Plotting code records:
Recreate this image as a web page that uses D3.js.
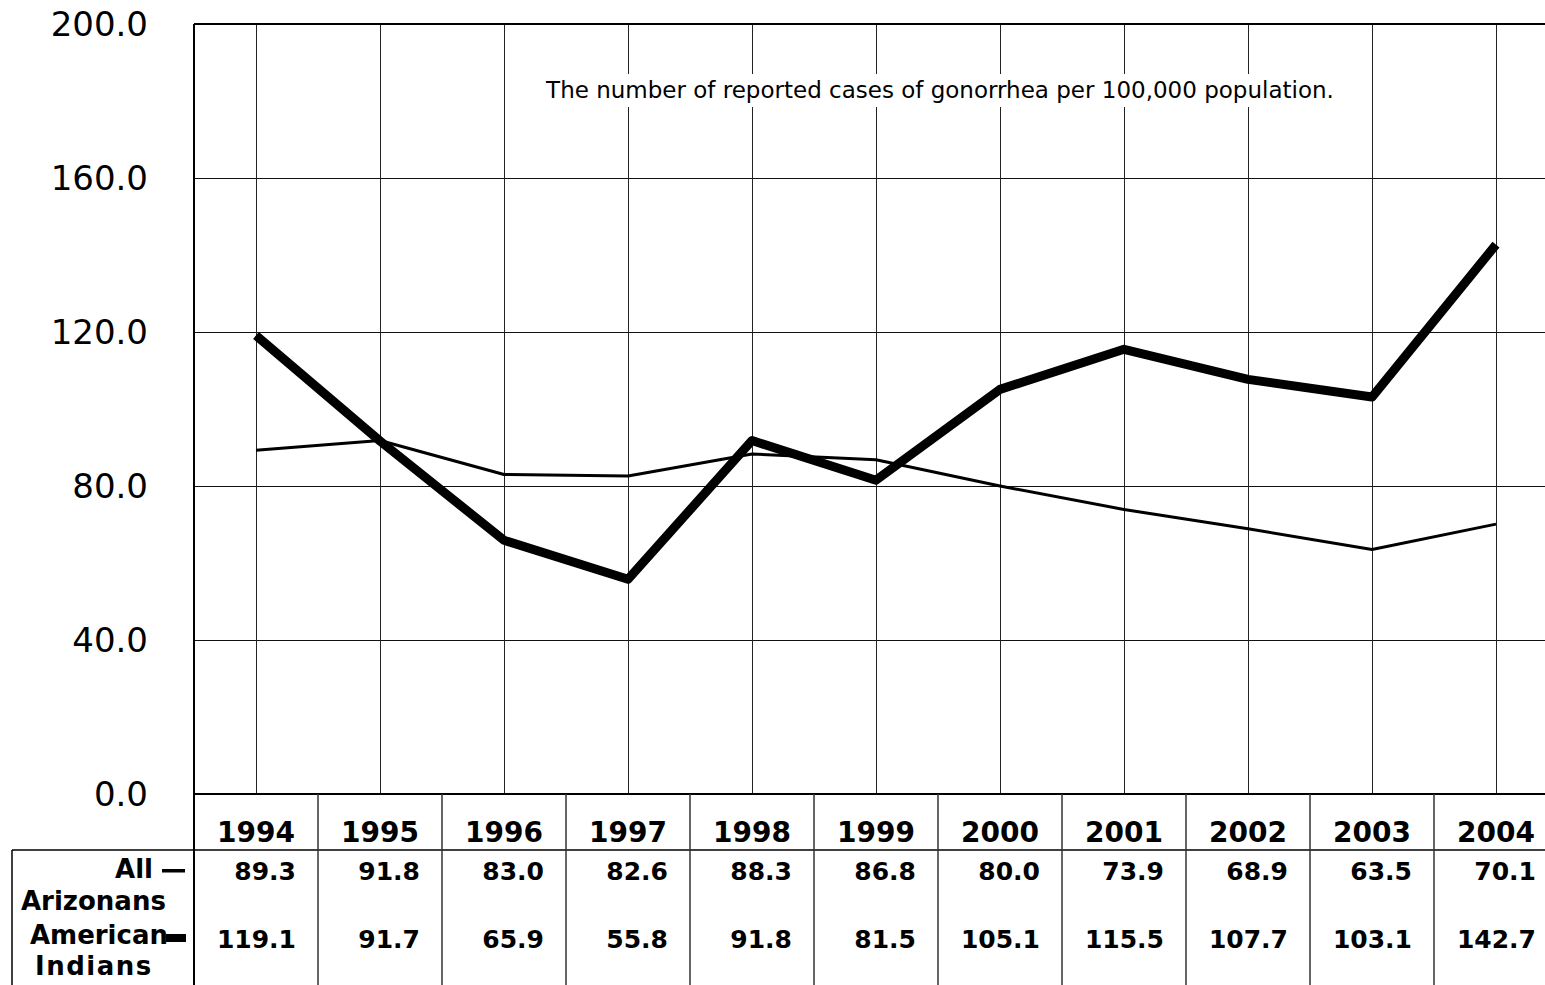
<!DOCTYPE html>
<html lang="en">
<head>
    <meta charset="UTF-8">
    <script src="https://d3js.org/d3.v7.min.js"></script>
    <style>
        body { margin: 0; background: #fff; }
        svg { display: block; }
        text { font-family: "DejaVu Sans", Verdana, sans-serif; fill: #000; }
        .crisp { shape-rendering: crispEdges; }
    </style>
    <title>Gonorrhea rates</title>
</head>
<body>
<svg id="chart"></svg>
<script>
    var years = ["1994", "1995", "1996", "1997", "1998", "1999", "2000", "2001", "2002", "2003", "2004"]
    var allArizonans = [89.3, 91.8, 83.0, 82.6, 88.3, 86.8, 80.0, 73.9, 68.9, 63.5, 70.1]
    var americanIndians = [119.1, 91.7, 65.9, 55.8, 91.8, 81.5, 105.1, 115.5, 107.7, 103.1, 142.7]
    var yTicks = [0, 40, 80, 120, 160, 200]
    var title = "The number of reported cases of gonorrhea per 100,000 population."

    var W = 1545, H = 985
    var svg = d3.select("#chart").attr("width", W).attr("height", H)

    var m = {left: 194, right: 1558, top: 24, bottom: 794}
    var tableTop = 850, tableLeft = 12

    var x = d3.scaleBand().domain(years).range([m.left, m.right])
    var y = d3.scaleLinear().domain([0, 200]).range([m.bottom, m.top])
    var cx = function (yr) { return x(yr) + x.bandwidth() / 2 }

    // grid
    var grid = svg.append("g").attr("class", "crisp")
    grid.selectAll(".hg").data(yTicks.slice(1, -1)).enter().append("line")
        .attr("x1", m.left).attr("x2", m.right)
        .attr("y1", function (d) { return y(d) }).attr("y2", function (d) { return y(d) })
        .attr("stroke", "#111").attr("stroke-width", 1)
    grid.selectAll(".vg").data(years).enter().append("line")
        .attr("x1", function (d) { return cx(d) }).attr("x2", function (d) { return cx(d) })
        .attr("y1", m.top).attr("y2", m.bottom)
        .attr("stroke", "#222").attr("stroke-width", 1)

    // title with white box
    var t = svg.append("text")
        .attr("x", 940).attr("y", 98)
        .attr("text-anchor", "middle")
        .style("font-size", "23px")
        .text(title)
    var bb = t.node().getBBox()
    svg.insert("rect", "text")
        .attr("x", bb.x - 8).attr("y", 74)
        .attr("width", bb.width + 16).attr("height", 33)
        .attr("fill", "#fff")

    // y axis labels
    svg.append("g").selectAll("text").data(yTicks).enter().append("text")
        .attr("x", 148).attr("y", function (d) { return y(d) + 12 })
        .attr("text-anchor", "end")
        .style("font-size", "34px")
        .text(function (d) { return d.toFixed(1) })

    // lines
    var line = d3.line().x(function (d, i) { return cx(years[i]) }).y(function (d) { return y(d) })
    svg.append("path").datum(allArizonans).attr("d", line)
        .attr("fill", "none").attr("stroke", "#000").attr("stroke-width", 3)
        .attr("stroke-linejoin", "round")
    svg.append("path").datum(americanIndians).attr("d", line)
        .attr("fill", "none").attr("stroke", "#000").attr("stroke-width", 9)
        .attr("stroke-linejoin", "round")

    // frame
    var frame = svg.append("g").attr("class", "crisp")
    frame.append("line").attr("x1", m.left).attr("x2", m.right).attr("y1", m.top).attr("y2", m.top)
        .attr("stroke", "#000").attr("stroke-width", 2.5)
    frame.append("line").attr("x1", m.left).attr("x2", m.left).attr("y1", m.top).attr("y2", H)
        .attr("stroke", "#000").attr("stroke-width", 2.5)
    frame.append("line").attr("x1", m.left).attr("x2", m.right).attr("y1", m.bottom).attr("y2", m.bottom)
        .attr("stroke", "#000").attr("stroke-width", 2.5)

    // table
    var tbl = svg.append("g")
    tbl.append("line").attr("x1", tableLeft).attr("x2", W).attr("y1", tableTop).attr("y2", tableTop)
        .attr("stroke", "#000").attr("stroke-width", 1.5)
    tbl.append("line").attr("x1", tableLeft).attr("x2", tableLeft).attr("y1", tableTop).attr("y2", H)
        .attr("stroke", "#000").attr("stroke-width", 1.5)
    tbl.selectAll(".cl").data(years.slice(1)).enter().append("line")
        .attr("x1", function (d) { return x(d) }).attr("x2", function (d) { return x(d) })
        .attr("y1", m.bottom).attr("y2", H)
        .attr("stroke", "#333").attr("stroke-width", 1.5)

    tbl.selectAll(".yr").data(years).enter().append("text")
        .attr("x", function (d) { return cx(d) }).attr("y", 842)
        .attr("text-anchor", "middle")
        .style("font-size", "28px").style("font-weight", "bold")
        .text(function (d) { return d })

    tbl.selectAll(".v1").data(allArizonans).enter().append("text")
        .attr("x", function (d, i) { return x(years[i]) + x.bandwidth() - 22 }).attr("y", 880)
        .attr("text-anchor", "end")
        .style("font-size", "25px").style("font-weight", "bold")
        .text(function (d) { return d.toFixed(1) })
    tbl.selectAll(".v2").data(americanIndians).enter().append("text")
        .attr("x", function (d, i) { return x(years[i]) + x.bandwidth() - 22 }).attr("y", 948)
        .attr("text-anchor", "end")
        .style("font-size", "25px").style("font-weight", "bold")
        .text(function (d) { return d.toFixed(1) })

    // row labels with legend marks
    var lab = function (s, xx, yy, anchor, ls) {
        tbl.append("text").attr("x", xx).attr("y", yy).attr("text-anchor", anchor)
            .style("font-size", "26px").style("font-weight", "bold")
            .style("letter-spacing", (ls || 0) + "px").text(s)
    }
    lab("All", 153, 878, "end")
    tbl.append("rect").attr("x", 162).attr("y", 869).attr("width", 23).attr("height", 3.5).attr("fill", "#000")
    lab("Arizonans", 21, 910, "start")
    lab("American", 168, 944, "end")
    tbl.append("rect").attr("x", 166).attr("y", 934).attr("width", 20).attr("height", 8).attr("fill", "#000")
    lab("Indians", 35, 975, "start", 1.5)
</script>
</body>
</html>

* * *

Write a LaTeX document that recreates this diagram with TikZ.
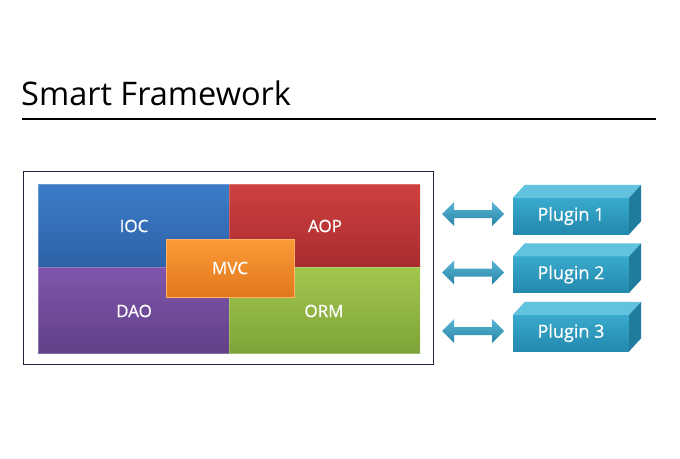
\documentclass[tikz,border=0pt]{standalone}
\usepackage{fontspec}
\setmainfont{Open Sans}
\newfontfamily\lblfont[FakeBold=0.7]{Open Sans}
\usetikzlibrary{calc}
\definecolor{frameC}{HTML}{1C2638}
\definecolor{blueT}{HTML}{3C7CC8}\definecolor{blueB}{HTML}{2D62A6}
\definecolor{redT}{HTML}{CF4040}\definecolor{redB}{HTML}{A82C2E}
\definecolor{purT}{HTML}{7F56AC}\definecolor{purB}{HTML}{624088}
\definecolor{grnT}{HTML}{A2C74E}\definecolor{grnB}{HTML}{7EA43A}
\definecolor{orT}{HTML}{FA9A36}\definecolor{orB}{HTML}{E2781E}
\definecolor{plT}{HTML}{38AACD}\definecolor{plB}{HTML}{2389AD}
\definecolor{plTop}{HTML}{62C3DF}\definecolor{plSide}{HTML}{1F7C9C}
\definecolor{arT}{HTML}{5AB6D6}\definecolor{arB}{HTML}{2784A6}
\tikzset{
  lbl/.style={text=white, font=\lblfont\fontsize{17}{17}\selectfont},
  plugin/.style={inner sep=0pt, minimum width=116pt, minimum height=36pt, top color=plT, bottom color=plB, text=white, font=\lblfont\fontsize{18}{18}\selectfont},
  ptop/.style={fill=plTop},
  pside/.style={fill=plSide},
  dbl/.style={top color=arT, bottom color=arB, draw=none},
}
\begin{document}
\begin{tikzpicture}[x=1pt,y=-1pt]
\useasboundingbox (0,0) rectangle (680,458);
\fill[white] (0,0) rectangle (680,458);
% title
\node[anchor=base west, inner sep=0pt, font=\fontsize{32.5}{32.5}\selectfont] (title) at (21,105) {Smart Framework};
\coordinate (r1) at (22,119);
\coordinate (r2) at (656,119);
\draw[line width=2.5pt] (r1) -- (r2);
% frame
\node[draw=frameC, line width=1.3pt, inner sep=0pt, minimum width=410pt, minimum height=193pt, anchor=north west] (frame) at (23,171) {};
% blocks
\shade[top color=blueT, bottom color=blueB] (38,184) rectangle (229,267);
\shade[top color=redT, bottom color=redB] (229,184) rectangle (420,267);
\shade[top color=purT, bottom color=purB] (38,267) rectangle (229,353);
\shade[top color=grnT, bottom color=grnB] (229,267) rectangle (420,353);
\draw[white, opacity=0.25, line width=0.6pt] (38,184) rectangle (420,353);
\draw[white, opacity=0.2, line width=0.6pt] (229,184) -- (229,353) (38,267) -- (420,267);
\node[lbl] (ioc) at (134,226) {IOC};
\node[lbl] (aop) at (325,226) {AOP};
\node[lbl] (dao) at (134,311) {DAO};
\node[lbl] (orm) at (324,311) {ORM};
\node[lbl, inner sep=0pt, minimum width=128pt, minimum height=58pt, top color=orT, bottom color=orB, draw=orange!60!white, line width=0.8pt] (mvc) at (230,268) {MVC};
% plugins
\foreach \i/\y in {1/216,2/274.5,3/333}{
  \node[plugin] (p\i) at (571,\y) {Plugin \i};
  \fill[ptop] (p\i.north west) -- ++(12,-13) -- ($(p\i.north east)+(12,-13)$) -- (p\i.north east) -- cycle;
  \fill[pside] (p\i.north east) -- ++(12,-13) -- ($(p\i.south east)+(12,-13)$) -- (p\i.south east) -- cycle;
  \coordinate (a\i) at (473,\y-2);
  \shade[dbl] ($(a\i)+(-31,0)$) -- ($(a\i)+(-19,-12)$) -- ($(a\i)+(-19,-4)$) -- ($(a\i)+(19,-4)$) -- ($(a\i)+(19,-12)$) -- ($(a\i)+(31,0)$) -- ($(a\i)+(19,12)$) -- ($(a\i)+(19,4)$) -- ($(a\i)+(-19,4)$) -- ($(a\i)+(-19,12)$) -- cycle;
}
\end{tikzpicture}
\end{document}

• **Stated exercise**
In the records above, find the line with "Recreate this image" and the line with "var cx = function", then restate word for word only those two lines and all lines between, omitting pictures.

• **Result below**
Recreate this image as a web page that uses D3.js.
<!DOCTYPE html>
<html lang="en">
<head>
    <meta charset="UTF-8">
    <script src="https://d3js.org/d3.v7.min.js"></script>
    <style>
        body { margin: 0; background: #fff; }
        svg { display: block; }
        text { font-family: "DejaVu Sans", Verdana, sans-serif; fill: #000; }
        .crisp { shape-rendering: crispEdges; }
    </style>
    <title>Gonorrhea rates</title>
</head>
<body>
<svg id="chart"></svg>
<script>
    var years = ["1994", "1995", "1996", "1997", "1998", "1999", "2000", "2001", "2002", "2003", "2004"]
    var allArizonans = [89.3, 91.8, 83.0, 82.6, 88.3, 86.8, 80.0, 73.9, 68.9, 63.5, 70.1]
    var americanIndians = [119.1, 91.7, 65.9, 55.8, 91.8, 81.5, 105.1, 115.5, 107.7, 103.1, 142.7]
    var yTicks = [0, 40, 80, 120, 160, 200]
    var title = "The number of reported cases of gonorrhea per 100,000 population."

    var W = 1545, H = 985
    var svg = d3.select("#chart").attr("width", W).attr("height", H)

    var m = {left: 194, right: 1558, top: 24, bottom: 794}
    var tableTop = 850, tableLeft = 12

    var x = d3.scaleBand().domain(years).range([m.left, m.right])
    var y = d3.scaleLinear().domain([0, 200]).range([m.bottom, m.top])
    var cx = function (yr) { return x(yr) + x.bandwidth() / 2 }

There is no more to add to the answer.